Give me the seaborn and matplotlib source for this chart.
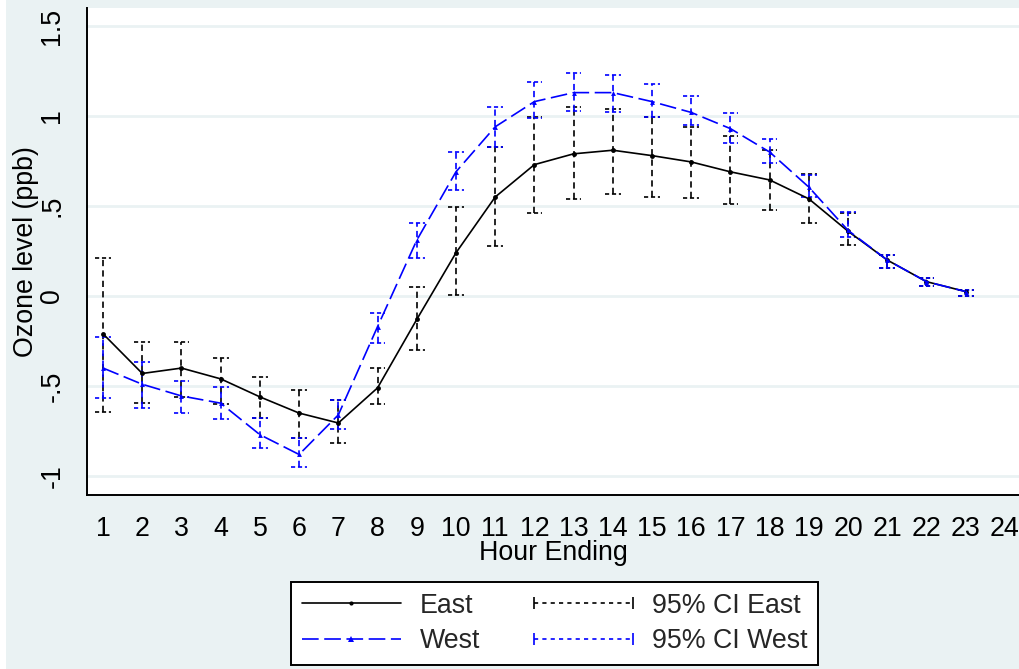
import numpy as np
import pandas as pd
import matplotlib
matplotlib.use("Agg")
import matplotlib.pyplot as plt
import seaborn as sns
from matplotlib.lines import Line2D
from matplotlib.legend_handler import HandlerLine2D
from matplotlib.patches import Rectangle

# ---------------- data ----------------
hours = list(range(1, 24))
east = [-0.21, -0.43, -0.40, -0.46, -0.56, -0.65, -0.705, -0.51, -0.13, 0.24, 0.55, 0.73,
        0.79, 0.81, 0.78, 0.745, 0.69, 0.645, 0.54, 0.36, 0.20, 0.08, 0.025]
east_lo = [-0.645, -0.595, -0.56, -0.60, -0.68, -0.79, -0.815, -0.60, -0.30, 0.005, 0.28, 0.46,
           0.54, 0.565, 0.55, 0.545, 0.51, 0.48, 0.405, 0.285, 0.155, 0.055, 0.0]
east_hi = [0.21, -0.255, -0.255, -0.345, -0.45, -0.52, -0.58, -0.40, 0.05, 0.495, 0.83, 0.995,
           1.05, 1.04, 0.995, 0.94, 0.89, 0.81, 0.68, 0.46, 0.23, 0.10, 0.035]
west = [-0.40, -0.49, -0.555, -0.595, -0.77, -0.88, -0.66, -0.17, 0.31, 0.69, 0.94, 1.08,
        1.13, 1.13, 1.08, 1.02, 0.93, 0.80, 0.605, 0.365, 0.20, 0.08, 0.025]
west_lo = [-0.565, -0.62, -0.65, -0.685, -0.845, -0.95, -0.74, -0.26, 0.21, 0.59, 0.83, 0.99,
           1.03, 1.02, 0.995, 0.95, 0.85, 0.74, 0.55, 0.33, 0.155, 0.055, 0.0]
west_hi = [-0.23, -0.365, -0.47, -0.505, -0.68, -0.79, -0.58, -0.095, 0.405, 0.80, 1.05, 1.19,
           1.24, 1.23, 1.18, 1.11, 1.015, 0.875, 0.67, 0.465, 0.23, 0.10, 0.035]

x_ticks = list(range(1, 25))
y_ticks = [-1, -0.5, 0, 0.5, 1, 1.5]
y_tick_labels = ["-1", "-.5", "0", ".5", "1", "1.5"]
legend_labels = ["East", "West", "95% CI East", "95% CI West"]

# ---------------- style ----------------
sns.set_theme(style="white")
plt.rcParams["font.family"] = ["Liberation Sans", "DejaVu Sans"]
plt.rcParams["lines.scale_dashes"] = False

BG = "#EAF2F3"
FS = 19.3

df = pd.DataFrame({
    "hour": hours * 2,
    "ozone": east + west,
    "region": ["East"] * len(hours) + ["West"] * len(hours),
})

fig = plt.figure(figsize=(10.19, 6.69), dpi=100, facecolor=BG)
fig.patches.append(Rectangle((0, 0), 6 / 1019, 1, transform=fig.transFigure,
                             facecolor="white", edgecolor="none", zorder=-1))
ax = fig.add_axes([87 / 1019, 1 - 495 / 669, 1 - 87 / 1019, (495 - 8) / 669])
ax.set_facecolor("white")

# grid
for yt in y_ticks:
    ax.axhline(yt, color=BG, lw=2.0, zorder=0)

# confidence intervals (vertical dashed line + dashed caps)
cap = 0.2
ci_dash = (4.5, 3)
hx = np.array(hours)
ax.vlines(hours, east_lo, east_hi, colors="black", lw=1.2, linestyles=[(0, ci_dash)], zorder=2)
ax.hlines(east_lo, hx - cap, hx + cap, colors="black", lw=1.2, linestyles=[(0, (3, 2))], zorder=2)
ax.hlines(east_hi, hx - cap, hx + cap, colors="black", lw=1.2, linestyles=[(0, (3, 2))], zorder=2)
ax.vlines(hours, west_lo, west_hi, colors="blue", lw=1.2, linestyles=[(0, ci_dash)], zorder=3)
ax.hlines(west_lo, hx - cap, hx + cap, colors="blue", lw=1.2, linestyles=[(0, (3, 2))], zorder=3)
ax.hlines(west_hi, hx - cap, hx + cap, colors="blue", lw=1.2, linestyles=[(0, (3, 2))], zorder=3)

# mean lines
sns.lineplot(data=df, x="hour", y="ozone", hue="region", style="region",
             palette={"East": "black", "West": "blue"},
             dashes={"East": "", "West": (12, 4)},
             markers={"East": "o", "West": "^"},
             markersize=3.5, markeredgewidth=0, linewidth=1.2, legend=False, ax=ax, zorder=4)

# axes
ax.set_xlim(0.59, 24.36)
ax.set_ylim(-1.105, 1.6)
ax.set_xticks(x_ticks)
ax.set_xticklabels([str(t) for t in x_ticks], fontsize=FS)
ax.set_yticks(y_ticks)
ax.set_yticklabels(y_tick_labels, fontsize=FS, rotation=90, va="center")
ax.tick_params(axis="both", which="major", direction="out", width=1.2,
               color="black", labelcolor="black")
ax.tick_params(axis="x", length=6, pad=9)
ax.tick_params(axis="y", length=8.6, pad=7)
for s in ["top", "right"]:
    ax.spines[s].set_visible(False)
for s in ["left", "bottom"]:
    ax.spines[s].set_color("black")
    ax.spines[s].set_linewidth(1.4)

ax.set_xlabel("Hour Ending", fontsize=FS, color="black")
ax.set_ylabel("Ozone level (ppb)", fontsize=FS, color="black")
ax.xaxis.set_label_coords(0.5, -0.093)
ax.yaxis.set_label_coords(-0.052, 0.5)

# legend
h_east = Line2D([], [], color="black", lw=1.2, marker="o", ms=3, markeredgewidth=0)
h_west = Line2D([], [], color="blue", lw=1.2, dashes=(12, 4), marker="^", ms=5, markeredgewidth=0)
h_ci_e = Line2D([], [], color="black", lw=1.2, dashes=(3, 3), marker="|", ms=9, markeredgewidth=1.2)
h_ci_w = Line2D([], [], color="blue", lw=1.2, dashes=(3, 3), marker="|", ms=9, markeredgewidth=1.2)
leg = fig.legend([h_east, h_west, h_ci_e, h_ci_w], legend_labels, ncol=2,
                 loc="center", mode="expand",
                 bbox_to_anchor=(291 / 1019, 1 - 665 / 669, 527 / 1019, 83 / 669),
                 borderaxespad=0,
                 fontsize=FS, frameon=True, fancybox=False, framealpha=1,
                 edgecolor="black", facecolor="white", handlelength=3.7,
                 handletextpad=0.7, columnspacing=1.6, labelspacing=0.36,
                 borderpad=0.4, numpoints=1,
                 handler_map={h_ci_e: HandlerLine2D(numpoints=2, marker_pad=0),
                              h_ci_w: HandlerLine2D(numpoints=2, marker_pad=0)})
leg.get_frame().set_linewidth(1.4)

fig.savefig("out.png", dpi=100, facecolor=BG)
________________________
*REQUIREMENTS*
Skip the pictures and restate exactly the lines from the beginning of the listing to the line with "from matplotlib.patches import Rectangle", that line included.

*ANSWER TO THE EXERCISE*
Give me the seaborn and matplotlib source for this chart.
import numpy as np
import pandas as pd
import matplotlib
matplotlib.use("Agg")
import matplotlib.pyplot as plt
import seaborn as sns
from matplotlib.lines import Line2D
from matplotlib.legend_handler import HandlerLine2D
from matplotlib.patches import Rectangle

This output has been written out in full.